Tuesday, April 22, 2008

Wives, Obey Your Husbands...?

In Bible Study on Friday I found myself in an all-female group, looking at 1 Peter 3:1-7. Well, actually it was next to the passage we were going to read, and I decided we'd read this one instead. This passage is part of one of the household codes in the New Testament.

As we were reading, Megan G. flipped back a page and said, "I wanted to see what they were talking about before... and they were talking about slaves." Yes, first they tell slaves that they should accept the authority of their masters and that if they are punished unjustly - lucky them - they get to suffer like Christ! Then they tell wives to submit to their husbands even if the husbands don't obey the word. Needless to say we read this passage with mixed feelings. As often happens, everyone looked at me with expressions that said "why are you making us read this???"
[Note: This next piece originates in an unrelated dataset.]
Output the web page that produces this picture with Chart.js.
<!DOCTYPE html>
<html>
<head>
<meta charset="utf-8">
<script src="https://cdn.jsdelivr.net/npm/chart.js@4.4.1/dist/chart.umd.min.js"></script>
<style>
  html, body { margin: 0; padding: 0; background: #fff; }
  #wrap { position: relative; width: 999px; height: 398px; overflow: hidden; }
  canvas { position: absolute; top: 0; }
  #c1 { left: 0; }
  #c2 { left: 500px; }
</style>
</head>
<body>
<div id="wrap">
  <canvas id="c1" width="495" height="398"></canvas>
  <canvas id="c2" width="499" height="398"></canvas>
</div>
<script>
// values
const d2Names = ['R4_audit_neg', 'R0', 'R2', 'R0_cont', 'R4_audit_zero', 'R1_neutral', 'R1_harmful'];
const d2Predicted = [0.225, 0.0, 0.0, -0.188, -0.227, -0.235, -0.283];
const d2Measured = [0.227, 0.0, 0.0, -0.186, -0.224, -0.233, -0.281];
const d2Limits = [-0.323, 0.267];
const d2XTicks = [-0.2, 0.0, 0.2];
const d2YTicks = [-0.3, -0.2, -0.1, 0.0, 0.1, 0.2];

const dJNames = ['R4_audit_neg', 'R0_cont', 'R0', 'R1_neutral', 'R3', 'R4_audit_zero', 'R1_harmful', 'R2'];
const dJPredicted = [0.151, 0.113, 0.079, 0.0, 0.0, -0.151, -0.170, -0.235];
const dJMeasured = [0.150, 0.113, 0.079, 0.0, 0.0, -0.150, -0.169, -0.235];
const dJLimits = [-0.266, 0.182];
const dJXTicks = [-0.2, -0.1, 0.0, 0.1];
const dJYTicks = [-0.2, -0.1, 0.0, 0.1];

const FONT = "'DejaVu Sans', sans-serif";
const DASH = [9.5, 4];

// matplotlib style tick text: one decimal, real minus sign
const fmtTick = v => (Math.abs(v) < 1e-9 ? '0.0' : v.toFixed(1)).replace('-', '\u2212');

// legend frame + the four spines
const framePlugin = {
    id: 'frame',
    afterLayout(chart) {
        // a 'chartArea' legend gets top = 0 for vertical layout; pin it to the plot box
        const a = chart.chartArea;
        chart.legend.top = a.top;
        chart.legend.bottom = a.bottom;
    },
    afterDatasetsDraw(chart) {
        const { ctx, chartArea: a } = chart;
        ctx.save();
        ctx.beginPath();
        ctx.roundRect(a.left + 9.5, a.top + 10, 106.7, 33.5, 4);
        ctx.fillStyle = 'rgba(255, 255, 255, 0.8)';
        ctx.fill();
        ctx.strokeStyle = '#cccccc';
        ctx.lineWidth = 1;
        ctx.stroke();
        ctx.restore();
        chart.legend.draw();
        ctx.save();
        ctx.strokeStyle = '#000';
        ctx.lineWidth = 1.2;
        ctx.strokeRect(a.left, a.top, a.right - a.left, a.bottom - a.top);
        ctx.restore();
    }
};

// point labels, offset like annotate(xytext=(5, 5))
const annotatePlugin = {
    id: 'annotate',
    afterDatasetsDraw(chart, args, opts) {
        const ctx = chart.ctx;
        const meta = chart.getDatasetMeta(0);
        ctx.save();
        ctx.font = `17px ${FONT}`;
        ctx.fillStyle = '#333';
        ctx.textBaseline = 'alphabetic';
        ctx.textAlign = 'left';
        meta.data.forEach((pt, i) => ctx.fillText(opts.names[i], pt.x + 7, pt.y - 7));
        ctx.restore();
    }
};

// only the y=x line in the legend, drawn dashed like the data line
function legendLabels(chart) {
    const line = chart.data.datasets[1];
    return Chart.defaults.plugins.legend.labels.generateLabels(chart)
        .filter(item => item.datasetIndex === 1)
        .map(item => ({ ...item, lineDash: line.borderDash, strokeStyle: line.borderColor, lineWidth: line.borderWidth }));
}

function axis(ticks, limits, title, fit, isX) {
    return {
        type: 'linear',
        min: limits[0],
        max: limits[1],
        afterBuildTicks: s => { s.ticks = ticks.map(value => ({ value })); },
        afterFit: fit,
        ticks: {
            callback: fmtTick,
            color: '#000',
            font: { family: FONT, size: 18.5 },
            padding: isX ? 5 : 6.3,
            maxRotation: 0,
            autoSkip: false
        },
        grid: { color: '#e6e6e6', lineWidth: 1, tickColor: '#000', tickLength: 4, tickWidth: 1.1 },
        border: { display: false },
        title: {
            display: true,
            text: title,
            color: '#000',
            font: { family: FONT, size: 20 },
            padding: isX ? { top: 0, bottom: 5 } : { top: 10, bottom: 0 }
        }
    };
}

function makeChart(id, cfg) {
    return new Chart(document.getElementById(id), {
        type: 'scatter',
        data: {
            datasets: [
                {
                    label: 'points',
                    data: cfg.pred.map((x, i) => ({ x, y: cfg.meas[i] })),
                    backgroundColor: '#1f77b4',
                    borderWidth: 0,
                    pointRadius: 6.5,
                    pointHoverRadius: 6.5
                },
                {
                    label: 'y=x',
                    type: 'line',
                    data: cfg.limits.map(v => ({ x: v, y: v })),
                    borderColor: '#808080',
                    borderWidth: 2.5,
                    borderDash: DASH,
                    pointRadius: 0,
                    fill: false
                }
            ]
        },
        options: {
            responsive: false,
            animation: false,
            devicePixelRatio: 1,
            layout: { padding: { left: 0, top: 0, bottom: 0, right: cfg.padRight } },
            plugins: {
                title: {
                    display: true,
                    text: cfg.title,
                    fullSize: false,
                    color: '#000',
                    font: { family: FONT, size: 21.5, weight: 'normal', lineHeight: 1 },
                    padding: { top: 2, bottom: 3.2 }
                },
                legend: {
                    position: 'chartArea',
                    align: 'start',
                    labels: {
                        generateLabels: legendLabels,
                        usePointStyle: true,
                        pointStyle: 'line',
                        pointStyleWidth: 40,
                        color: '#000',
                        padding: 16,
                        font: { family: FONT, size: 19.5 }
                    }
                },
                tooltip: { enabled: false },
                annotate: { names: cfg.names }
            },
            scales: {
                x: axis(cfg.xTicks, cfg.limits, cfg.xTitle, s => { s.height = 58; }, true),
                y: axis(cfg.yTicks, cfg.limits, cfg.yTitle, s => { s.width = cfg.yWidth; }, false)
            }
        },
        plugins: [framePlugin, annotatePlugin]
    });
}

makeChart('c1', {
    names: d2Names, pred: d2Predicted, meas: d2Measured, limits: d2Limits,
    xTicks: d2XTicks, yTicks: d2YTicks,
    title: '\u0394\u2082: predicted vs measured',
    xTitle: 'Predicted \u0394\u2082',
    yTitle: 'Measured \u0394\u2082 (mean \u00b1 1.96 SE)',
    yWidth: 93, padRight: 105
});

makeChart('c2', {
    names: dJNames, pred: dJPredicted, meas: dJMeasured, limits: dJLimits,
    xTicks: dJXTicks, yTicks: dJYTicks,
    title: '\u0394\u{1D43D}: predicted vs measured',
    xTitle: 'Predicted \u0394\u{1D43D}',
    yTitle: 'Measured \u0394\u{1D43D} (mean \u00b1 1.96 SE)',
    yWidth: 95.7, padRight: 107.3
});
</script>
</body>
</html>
We shared some reactions to the passage... will a husband's prayers really be hindered if they do not honor their wives? Why does it talk about Sarah calling Abraham lord? It would kind of such to be Sarah at times. What do we do with these instructions?

We happen to be studying these codes in my New Testament class right now (which is partly why I wanted to hear what my friends' insights were). Today we looked at three different Biblical household codes. As it happens, the message of Christianity was liberating to women, slaves, widows, the poor, etc early on. Women held leadership and teaching roles in the church. Paul said there was neither slave nor free, Jew nor Gentile, woman nor man in Christ.

This message of liberation had the potential to upset the social system of the day, though, so eventually they started to use writings like these codes to show people outside the church that Christians were keeping the social customs. This was not just a PR move. Although these codes undermined the freedom that people were granted in Christ, they added expectations for husbands and masters. This was fairly counter-cultural. Men were told that while they had authority over their wives, children and slaves, they also had obligations to treat them as Christ would.

It seems to me these codes are a great example of what happens when something that is progressive for its time becomes an unchanging standard. So much harm has been done this way; these passages are still used to justify domestic violence and oppression of women. The New Testament is a conversation between different voices who were praying and writing about what it means to live as a Christian. The speak to us from a time before there were set standards and doctrines. The husband-wife relationship prescribed in these codes is liberating in its context; when we bring it into today's world it is oppressive. If we do not continue to push the limits of our understanding of scripture to be more inclusive and liberating, we risk robbing the Gospel of its power.